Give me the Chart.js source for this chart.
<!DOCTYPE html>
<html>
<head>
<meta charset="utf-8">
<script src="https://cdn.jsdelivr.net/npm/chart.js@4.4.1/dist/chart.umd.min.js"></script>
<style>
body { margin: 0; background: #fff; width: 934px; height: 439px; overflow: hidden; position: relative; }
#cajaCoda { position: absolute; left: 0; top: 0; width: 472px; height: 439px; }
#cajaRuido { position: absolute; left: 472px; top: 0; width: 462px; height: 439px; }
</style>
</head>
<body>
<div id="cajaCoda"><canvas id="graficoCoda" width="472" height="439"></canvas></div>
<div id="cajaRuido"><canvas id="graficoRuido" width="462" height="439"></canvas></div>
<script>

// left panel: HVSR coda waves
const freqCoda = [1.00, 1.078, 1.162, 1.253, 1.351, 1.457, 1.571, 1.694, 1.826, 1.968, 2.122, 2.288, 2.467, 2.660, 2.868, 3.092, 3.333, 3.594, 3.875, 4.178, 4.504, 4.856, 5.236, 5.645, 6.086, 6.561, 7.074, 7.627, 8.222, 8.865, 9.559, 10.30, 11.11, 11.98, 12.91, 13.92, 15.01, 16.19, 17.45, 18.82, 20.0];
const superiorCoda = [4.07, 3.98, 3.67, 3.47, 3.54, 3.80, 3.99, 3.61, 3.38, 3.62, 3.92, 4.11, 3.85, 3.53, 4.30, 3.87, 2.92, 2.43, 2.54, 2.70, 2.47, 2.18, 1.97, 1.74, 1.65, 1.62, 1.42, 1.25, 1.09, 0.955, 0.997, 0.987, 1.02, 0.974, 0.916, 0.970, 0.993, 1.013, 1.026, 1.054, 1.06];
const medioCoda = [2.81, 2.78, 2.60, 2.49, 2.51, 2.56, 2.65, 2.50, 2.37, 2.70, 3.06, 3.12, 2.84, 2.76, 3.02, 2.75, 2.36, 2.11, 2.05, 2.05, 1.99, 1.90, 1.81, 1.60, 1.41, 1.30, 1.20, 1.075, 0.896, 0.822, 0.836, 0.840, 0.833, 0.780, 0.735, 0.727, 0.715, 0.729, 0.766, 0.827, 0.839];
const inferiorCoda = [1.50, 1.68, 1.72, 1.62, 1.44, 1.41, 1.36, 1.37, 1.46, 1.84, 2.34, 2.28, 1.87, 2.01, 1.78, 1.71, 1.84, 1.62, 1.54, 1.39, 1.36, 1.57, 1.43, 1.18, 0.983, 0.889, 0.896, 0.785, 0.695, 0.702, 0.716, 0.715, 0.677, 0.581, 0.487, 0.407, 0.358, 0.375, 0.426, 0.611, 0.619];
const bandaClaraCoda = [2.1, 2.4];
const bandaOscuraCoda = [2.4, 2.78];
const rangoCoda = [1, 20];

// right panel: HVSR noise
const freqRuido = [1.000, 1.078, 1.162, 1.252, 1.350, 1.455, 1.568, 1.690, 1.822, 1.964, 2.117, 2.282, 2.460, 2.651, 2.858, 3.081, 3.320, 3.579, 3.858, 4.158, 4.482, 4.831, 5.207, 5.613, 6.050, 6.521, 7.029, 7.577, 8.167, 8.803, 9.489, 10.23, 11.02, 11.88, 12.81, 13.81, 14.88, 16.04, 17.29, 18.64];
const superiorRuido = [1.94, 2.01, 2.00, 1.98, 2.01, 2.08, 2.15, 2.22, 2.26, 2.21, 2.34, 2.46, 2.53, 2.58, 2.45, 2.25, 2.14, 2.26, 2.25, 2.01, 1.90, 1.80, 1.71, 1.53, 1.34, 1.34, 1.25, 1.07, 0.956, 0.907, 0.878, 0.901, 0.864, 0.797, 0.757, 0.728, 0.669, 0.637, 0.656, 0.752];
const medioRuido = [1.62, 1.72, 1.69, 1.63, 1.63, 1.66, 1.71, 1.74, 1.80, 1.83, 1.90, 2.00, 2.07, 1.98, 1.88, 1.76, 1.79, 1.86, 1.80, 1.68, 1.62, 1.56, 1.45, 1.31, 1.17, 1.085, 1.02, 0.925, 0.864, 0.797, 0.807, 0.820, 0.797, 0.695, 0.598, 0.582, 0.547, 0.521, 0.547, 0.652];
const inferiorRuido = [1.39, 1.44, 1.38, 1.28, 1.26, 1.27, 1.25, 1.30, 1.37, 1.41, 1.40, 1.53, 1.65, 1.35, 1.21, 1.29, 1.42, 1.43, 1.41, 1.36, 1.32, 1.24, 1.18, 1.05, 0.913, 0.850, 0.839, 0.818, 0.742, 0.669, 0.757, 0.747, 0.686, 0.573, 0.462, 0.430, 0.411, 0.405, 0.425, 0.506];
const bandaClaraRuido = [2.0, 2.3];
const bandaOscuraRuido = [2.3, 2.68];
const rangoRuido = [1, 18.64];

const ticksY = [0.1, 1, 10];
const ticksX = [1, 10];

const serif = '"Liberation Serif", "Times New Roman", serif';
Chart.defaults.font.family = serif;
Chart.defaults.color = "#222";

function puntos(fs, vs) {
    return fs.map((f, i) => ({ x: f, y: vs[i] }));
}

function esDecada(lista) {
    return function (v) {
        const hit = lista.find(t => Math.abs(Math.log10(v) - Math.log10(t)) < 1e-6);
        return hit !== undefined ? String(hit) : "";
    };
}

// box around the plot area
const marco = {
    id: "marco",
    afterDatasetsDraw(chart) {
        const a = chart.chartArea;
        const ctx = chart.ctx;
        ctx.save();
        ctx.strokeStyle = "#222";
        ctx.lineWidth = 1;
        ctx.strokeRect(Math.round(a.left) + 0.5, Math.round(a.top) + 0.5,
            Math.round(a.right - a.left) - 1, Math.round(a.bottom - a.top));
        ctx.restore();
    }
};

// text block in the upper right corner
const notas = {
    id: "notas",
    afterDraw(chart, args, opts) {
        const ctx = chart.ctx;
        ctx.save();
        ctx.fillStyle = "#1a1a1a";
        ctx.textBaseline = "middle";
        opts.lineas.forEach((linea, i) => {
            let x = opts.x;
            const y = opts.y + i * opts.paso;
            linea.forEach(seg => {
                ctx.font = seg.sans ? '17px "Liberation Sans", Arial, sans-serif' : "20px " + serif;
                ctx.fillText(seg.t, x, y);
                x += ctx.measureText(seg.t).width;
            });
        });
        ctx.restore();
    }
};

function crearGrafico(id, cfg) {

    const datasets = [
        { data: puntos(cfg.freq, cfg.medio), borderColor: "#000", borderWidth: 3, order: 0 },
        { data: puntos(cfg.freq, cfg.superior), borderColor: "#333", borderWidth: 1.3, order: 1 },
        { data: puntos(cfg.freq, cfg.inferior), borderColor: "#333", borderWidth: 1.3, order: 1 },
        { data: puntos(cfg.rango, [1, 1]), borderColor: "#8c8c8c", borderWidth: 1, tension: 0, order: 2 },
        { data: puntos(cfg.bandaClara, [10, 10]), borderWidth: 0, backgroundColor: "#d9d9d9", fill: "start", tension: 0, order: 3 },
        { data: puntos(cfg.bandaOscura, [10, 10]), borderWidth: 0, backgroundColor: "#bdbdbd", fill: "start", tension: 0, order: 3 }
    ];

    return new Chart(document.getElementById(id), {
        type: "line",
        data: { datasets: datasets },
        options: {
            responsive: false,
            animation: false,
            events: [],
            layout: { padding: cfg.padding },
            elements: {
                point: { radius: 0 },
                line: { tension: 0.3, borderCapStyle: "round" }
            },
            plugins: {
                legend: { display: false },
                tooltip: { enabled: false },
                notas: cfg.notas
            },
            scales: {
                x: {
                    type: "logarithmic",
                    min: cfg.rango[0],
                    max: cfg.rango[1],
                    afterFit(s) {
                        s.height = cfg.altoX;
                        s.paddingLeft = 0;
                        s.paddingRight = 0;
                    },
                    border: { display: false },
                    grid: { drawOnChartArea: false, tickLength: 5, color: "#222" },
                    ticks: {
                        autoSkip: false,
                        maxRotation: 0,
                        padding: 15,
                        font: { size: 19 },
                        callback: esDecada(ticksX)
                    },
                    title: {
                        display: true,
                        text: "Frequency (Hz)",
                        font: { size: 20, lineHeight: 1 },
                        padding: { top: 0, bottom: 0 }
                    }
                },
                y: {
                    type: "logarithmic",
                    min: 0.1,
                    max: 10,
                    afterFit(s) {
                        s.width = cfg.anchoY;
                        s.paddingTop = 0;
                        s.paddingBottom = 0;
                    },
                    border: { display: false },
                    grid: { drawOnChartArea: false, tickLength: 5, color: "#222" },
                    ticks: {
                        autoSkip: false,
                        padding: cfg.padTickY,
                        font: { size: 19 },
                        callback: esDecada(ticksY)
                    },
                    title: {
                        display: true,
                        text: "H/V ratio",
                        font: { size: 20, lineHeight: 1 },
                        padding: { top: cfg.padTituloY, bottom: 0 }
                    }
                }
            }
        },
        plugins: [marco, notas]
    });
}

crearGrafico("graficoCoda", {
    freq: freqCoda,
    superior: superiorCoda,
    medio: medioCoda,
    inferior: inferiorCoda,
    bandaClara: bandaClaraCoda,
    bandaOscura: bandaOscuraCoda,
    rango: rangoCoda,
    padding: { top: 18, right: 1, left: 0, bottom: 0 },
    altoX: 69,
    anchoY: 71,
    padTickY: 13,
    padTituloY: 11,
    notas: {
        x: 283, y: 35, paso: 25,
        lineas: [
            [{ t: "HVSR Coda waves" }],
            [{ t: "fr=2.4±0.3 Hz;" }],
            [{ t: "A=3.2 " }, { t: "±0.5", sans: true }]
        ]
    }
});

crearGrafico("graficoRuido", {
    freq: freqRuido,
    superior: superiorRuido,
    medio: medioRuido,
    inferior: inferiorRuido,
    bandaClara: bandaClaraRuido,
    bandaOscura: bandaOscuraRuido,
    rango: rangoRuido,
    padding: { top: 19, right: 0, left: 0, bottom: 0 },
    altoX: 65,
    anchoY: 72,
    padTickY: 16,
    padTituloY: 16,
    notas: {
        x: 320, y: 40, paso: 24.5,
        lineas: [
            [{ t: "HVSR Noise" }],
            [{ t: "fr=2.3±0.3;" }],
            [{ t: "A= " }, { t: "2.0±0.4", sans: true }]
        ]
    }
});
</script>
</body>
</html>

____

## What you are asked to do
Print, please, the lines from the first line of the material through the line that contains "const rangoCoda = [1, 20];", exactly as written and with nothing added.

## Full output
Give me the Chart.js source for this chart.
<!DOCTYPE html>
<html>
<head>
<meta charset="utf-8">
<script src="https://cdn.jsdelivr.net/npm/chart.js@4.4.1/dist/chart.umd.min.js"></script>
<style>
body { margin: 0; background: #fff; width: 934px; height: 439px; overflow: hidden; position: relative; }
#cajaCoda { position: absolute; left: 0; top: 0; width: 472px; height: 439px; }
#cajaRuido { position: absolute; left: 472px; top: 0; width: 462px; height: 439px; }
</style>
</head>
<body>
<div id="cajaCoda"><canvas id="graficoCoda" width="472" height="439"></canvas></div>
<div id="cajaRuido"><canvas id="graficoRuido" width="462" height="439"></canvas></div>
<script>

// left panel: HVSR coda waves
const freqCoda = [1.00, 1.078, 1.162, 1.253, 1.351, 1.457, 1.571, 1.694, 1.826, 1.968, 2.122, 2.288, 2.467, 2.660, 2.868, 3.092, 3.333, 3.594, 3.875, 4.178, 4.504, 4.856, 5.236, 5.645, 6.086, 6.561, 7.074, 7.627, 8.222, 8.865, 9.559, 10.30, 11.11, 11.98, 12.91, 13.92, 15.01, 16.19, 17.45, 18.82, 20.0];
const superiorCoda = [4.07, 3.98, 3.67, 3.47, 3.54, 3.80, 3.99, 3.61, 3.38, 3.62, 3.92, 4.11, 3.85, 3.53, 4.30, 3.87, 2.92, 2.43, 2.54, 2.70, 2.47, 2.18, 1.97, 1.74, 1.65, 1.62, 1.42, 1.25, 1.09, 0.955, 0.997, 0.987, 1.02, 0.974, 0.916, 0.970, 0.993, 1.013, 1.026, 1.054, 1.06];
const medioCoda = [2.81, 2.78, 2.60, 2.49, 2.51, 2.56, 2.65, 2.50, 2.37, 2.70, 3.06, 3.12, 2.84, 2.76, 3.02, 2.75, 2.36, 2.11, 2.05, 2.05, 1.99, 1.90, 1.81, 1.60, 1.41, 1.30, 1.20, 1.075, 0.896, 0.822, 0.836, 0.840, 0.833, 0.780, 0.735, 0.727, 0.715, 0.729, 0.766, 0.827, 0.839];
const inferiorCoda = [1.50, 1.68, 1.72, 1.62, 1.44, 1.41, 1.36, 1.37, 1.46, 1.84, 2.34, 2.28, 1.87, 2.01, 1.78, 1.71, 1.84, 1.62, 1.54, 1.39, 1.36, 1.57, 1.43, 1.18, 0.983, 0.889, 0.896, 0.785, 0.695, 0.702, 0.716, 0.715, 0.677, 0.581, 0.487, 0.407, 0.358, 0.375, 0.426, 0.611, 0.619];
const bandaClaraCoda = [2.1, 2.4];
const bandaOscuraCoda = [2.4, 2.78];
const rangoCoda = [1, 20];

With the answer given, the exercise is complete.